The subsequent deposits in a Sukanya Samriddhi account should be made in multiple of Rs. 100, said India Post.
India Post, the postal system of the country, offers several savings schemes which require modest contribution but offer attractive investment return. Sukanya Samriddhi account, one such savings scheme offered by India Post, fetches an interest rate of 8.5 per cent per annum. It is calculated and compounded on a yearly basis. It is a government-run account for the girl child and requires a minimum and maximum investment of Rs. 1,000 and Rs.1,50,000 in a financial year respectively, as stated by India Post on its official website- indiapost.gov.in.

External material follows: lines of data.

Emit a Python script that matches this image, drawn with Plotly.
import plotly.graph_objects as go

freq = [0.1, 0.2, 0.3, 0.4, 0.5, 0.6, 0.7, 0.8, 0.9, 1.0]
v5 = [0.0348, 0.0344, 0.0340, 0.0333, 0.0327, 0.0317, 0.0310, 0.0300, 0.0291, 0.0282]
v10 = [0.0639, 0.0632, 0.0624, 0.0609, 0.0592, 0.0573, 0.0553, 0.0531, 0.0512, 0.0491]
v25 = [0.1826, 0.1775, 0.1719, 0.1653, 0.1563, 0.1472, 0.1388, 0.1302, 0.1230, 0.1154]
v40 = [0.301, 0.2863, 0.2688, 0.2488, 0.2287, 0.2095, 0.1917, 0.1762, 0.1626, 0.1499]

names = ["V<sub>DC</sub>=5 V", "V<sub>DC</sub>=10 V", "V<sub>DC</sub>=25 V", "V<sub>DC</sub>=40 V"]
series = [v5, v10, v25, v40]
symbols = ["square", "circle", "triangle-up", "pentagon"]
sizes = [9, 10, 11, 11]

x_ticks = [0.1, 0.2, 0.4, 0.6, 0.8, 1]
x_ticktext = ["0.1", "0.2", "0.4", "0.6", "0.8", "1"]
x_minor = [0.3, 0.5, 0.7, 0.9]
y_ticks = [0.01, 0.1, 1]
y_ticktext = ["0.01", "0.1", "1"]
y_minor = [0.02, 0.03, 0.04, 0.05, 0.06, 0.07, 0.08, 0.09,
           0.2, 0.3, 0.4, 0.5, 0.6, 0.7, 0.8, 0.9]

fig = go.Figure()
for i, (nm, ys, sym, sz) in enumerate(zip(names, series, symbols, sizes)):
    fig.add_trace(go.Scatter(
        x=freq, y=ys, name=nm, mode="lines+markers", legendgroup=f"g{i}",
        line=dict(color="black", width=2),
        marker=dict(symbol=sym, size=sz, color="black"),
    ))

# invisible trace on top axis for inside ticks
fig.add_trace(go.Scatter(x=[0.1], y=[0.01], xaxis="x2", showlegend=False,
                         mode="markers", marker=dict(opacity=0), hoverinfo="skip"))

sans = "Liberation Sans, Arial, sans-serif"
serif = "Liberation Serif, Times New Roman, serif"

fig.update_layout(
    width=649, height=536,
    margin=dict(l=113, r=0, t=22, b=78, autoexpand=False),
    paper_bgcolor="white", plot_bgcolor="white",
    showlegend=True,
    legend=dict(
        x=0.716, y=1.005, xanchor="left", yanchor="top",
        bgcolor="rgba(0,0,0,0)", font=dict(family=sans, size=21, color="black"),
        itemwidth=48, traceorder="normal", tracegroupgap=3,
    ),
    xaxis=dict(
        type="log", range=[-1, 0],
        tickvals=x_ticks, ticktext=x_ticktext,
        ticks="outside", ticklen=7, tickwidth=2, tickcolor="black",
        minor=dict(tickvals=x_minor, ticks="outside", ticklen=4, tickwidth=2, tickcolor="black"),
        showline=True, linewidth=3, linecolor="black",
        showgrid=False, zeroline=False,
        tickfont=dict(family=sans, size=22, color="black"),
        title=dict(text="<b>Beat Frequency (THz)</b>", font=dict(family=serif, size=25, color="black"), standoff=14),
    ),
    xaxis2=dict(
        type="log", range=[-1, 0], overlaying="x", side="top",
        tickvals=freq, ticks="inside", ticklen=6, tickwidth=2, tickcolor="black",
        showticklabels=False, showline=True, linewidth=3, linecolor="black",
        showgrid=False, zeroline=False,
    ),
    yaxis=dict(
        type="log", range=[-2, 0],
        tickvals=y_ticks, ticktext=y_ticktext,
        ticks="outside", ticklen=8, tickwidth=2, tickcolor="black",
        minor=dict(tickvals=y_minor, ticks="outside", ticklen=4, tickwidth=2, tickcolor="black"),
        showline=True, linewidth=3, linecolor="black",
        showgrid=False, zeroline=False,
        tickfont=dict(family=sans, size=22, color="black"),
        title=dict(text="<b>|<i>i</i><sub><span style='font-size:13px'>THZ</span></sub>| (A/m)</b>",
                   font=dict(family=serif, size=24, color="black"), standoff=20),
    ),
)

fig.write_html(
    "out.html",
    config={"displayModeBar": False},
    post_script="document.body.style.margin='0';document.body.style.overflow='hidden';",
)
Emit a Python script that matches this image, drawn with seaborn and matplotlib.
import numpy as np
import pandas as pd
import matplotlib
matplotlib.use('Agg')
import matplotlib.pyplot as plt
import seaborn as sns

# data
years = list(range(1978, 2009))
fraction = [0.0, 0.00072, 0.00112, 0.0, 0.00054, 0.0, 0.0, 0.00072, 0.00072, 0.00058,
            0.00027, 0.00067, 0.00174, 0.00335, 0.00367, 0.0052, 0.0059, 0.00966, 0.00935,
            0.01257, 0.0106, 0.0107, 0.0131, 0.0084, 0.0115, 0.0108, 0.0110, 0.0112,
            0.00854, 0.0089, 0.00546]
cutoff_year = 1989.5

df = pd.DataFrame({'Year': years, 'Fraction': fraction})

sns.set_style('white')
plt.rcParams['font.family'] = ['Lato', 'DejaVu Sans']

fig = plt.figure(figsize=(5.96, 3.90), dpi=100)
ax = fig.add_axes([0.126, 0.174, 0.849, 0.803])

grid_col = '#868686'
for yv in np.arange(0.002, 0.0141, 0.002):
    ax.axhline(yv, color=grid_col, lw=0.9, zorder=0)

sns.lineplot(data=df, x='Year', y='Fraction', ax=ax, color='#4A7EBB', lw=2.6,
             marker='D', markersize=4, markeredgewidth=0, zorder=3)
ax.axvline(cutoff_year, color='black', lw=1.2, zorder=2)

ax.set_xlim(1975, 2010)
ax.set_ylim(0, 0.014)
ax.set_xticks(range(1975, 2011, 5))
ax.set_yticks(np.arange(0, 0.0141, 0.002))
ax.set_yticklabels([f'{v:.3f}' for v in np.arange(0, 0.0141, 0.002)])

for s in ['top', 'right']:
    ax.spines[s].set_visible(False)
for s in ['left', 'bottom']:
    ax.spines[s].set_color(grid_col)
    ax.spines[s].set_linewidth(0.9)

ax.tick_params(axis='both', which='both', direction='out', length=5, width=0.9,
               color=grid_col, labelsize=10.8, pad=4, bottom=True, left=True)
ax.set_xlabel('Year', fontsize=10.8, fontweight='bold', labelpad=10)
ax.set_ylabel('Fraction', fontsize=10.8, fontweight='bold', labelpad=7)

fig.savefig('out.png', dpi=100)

Here are 10 things to know about Post office Sukanya Samriddhi account:
1. A legal or natural guardian can open Sukanya Samriddhi account in the name of girl child.
2. A guardian can open only one account in the name of one girl child and maximum two accounts in the name of two different girl children, noted India Post.
3. This account can be opened up to age of 10 years only from the date of birth.
4. The subsequent deposits in a Sukanya Samriddhi account should be made in multiple of Rs. 100.
5. Deposits can be made in lump-sum amount.
6. There is no limit on the number of deposits either in a month or in a financial year in a Sukanya Samriddhi account, according to India Post website.
7. If minimum of Rs. 1,000 is not deposited in a financial year, account will become discontinued and can be revived with a penalty of Rs. 50 per year with minimum amount required for deposit for that year, said India Post.
8. Partial withdrawal, maximum up to 50 per cent of balance standing at the end of the preceding financial year can be taken after account holder attains the age of 18 years.
9. Account can be closed after completion of 21 years.
10. Normal premature closure is allowed after completion of 18 years, provided that girl is married.